**Objective**
Answer with a single number: the count of lines that include the string "code".

**Supplied entries**
····················

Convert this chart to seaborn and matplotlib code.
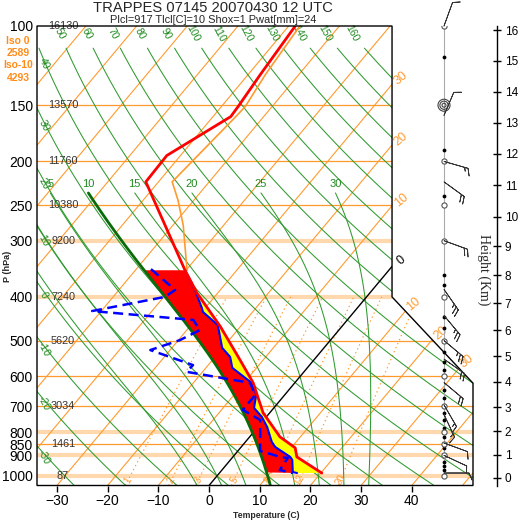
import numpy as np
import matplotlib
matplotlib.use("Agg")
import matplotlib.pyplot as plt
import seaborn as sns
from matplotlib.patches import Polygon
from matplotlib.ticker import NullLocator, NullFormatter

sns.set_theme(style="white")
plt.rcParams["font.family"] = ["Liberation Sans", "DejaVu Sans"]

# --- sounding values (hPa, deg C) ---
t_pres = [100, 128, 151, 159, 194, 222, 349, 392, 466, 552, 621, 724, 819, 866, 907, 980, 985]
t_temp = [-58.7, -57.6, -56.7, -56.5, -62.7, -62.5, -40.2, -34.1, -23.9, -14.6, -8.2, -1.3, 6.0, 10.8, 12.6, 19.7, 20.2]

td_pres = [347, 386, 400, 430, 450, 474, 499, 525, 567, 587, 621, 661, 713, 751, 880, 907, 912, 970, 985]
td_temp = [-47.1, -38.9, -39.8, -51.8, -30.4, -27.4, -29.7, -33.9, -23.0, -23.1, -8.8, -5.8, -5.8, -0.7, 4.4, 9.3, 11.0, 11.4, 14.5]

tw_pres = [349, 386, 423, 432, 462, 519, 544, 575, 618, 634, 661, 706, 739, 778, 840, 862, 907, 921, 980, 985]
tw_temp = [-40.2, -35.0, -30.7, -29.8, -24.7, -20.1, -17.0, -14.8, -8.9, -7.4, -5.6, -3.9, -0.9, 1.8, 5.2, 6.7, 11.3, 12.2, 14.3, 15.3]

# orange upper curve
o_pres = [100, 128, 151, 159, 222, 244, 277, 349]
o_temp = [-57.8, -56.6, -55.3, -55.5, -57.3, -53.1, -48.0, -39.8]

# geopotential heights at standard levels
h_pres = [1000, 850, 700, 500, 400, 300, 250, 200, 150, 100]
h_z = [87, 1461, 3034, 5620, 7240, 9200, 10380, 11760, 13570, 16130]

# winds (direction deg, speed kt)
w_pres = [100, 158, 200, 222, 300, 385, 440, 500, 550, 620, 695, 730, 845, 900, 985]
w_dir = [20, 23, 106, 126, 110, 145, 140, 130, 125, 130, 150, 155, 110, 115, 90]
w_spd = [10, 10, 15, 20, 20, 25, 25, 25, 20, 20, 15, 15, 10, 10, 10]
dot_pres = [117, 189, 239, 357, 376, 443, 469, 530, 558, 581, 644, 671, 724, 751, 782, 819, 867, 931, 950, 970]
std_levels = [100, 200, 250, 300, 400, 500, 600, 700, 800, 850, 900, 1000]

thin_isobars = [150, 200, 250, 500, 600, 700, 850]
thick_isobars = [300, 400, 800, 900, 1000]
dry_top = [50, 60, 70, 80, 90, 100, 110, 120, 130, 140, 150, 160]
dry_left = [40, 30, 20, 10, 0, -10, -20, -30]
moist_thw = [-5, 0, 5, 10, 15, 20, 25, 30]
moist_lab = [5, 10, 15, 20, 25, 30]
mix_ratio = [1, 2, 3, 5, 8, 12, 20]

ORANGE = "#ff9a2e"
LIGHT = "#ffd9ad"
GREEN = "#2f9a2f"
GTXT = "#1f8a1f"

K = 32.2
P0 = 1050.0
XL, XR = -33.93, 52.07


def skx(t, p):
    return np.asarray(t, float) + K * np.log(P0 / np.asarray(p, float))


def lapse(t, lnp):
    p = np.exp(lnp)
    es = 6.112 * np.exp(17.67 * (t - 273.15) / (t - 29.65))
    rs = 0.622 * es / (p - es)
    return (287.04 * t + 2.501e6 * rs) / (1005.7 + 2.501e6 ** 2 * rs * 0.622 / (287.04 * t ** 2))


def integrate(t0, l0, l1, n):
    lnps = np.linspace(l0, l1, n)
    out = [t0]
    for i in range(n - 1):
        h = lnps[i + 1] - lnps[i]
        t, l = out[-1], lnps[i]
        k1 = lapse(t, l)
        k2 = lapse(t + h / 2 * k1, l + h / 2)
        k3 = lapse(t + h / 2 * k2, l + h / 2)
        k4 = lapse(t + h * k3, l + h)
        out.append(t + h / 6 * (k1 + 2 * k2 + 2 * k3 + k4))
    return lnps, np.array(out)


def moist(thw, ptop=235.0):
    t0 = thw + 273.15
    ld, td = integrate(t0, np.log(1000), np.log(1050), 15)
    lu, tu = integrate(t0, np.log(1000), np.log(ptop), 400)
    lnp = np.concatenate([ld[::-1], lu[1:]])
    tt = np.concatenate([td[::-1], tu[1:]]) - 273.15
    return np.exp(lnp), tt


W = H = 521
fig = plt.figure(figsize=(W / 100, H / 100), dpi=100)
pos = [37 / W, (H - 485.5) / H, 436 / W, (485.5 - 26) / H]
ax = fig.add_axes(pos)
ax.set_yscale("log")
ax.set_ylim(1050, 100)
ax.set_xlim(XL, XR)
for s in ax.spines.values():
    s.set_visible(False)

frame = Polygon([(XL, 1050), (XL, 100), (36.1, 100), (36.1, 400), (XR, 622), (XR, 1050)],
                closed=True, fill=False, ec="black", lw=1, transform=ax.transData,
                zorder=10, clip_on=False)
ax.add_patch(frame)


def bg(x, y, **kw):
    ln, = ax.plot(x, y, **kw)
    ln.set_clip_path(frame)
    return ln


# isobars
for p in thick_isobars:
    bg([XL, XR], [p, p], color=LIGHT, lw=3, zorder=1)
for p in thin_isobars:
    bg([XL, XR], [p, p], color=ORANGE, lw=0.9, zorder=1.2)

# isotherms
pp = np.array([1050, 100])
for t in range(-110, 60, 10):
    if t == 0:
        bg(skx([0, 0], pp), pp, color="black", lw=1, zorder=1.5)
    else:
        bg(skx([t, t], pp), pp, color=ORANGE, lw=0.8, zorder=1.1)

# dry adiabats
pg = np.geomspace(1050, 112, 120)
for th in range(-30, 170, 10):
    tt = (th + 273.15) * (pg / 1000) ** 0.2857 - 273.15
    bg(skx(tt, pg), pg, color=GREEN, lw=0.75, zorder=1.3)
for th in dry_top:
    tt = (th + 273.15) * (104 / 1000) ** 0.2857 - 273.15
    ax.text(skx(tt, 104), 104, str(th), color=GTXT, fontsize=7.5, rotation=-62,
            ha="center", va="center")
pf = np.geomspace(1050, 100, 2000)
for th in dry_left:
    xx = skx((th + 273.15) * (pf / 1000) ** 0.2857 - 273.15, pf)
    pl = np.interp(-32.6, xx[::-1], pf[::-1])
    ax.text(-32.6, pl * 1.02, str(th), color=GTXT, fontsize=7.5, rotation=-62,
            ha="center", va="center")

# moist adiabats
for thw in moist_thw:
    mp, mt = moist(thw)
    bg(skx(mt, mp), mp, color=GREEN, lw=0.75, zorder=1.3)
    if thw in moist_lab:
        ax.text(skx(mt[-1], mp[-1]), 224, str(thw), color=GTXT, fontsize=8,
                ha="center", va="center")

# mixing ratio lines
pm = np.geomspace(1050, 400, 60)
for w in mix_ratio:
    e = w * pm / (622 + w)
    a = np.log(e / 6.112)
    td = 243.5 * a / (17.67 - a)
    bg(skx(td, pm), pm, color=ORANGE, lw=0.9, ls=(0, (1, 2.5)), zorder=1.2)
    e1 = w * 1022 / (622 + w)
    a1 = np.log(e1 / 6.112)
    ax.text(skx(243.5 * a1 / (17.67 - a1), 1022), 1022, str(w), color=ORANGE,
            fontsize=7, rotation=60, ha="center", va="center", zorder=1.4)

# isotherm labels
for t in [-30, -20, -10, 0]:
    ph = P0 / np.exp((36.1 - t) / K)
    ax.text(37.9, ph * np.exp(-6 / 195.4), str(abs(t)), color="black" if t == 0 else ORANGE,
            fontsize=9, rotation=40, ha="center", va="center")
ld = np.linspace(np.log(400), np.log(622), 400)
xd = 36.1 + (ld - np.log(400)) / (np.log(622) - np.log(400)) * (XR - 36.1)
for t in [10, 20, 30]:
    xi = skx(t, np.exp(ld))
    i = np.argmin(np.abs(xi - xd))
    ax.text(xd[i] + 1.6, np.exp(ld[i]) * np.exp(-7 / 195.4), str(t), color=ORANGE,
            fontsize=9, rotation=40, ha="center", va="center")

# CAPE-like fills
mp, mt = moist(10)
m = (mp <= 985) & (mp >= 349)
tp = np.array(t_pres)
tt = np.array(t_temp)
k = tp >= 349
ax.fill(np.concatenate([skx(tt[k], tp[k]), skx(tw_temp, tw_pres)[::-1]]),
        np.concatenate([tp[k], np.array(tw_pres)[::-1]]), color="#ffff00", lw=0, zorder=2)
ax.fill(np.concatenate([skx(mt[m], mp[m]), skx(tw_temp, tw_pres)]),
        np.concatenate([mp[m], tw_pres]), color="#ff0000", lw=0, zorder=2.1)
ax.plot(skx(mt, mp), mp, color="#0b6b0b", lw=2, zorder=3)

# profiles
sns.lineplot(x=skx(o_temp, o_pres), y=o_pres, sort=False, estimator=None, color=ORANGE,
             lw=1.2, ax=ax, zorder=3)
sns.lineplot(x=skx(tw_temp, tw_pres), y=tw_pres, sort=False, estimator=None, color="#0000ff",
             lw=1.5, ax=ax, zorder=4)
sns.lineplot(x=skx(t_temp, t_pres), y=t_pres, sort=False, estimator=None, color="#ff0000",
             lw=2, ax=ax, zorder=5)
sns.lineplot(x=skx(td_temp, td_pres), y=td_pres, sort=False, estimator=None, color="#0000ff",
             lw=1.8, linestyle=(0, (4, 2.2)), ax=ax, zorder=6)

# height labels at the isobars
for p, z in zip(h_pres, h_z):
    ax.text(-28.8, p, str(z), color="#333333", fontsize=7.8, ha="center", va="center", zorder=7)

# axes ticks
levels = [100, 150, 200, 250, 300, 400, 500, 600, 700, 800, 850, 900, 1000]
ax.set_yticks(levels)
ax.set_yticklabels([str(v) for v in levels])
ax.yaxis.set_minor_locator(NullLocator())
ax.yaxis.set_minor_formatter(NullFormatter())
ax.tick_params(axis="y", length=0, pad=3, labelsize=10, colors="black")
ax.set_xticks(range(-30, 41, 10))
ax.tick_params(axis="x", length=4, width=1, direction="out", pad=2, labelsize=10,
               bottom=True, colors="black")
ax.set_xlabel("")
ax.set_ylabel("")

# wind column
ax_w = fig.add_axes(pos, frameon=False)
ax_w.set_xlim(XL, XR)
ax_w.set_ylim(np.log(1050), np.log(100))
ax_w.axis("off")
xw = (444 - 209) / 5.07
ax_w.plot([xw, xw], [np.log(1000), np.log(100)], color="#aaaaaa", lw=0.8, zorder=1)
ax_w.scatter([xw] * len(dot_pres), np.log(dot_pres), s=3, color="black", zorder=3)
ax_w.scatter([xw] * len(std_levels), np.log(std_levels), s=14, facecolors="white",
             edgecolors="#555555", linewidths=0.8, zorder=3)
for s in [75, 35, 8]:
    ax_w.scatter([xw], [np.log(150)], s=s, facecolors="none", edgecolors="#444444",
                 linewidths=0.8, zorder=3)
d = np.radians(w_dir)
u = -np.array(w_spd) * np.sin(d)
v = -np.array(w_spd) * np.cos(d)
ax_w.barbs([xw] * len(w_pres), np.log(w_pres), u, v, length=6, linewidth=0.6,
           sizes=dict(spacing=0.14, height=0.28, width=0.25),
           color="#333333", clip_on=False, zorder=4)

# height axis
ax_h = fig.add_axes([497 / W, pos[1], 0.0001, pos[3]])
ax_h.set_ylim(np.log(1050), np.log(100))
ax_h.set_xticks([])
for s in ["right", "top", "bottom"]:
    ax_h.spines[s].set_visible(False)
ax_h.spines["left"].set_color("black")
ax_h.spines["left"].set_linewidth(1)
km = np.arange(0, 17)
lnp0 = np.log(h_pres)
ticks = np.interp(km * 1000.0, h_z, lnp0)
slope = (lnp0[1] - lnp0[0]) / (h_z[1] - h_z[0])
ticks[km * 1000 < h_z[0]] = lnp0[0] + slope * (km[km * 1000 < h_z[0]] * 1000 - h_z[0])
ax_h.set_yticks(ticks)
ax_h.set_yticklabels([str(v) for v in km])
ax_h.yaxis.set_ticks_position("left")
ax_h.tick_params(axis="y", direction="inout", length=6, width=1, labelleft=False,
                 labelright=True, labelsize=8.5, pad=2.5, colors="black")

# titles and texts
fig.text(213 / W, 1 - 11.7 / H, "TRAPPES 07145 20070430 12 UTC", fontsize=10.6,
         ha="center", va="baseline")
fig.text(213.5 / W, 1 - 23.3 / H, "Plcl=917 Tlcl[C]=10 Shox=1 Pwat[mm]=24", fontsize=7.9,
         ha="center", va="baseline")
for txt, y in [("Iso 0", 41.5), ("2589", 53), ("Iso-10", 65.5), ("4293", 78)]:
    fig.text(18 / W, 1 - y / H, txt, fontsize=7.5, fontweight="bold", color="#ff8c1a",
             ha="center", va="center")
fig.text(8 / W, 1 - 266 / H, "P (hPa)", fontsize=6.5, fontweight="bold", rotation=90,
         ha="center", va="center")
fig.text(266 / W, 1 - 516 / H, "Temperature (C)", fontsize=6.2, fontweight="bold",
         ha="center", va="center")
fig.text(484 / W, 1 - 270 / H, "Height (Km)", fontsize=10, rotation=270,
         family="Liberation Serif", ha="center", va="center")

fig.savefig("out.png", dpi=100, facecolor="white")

····················

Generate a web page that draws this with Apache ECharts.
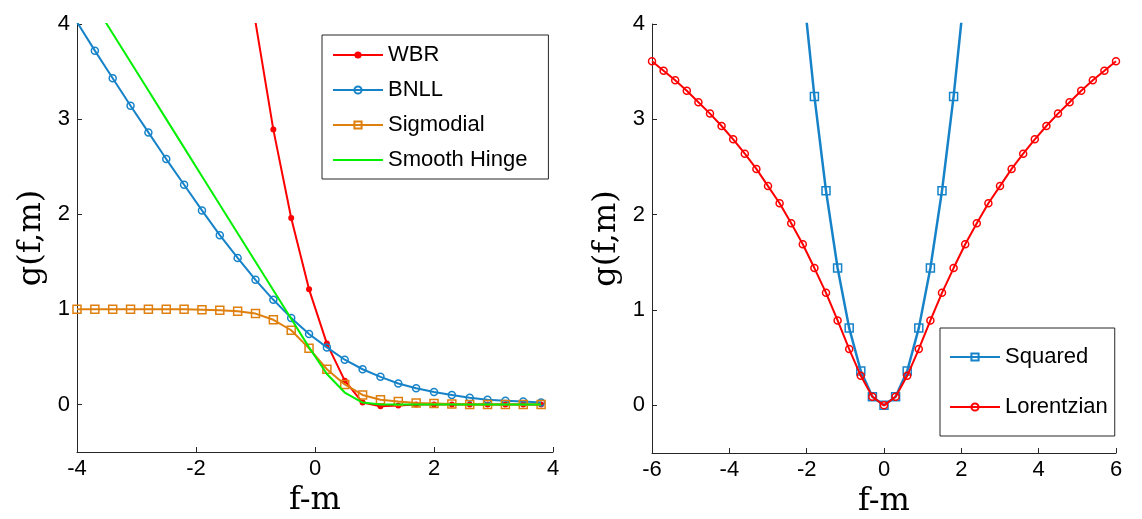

····················

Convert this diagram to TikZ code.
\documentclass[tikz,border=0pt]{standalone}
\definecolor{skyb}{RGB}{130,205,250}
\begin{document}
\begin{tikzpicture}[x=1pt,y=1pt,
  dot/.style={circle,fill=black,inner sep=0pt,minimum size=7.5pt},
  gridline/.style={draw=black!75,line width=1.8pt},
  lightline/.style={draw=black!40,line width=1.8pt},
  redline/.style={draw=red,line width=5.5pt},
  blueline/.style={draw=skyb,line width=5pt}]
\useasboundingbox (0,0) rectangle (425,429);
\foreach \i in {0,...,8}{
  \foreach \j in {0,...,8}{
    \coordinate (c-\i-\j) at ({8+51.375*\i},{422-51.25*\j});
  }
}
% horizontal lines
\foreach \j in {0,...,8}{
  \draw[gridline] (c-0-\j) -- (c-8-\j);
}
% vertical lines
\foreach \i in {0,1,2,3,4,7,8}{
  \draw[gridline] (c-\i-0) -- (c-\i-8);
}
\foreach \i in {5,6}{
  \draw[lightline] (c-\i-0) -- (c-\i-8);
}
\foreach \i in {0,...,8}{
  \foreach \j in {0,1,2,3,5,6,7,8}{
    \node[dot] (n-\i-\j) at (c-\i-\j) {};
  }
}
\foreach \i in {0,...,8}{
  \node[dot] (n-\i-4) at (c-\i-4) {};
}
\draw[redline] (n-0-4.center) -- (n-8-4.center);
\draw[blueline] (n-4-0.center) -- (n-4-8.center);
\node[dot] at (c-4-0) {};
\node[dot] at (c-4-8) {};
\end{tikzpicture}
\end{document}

····················

**Written response**
2